Nagorno Karabakh: No Signature in Geneva, Says Aliyev

Source:
Agence France Presse, April 15, 2001.

BAKU, Apr 15, 2001 - (Agence France Presse) Azerbaijan's President Heydar Aliyev said Saturday he did not believe a document would be signed during a new round of negotiations with Armenia on Nagorno Karabakh in Geneva in June.

Armenian President Robert Kocharian had said in Yerevan on Thursday that an accord on the Armenian-majority separatist enclave in Azeri territory might be signed by the two countries during the coming meeting of their presidents.

"Robert Kocharian's declarations cannot affect the course of the negotiations," Aliyev said at Baku airport on his return from a trip during which he met the Armenian president in Key West, Florida.

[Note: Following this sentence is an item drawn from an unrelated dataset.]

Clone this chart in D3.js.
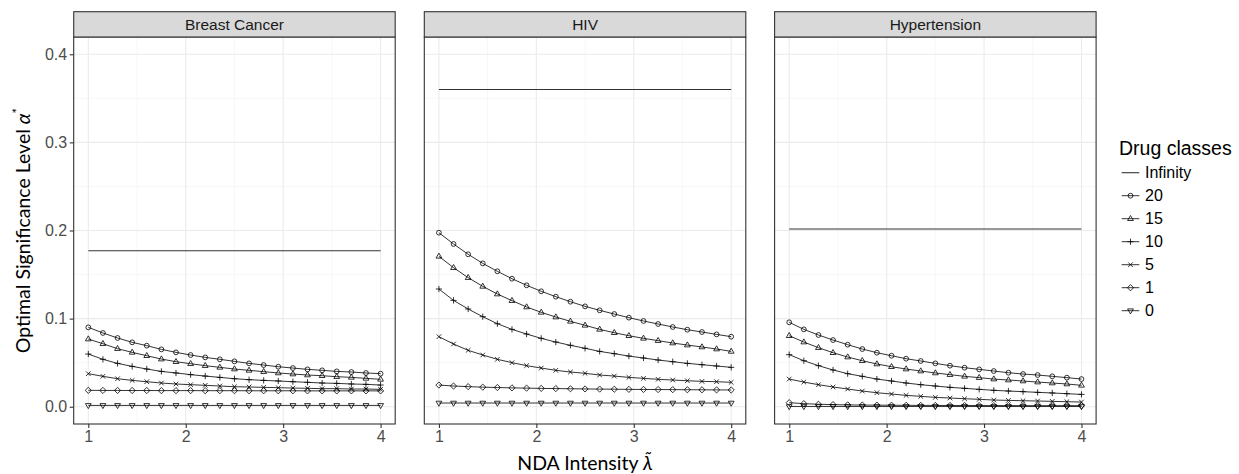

Aliyev said he was "satisfied" with his discussions in Key West and was pleased that representatives of the Organization for Security and Cooperation in Europe's Minsk Group on Nagorno Karabakh led by the United States, Russia and France also took part.

According to delegates, the parties went some way to resolving the 13-year-long conflict during the talks, which were held from April 3 to 6. Kocharian and Aliyev also held separate talks with U.S. President George W. Bush on Monday.

Nagorno Karabakh is an Armenian-majority enclave in southwestern Azerbaijan.

The territory's local assembly voted in 1988 to be administered by Yerevan, a move which sparked a full-scale war with the breakup of the Soviet Union.

The Karabakh Armenians, with support from Yerevan, drove the Azeris from the territory and occupied a large patch of land outside.

A ceasefire was signed in 1994, but the talks have dragged on ever since. More than 30,000 people were killed from both sides and some one million driven from their homes during the course of the dispute.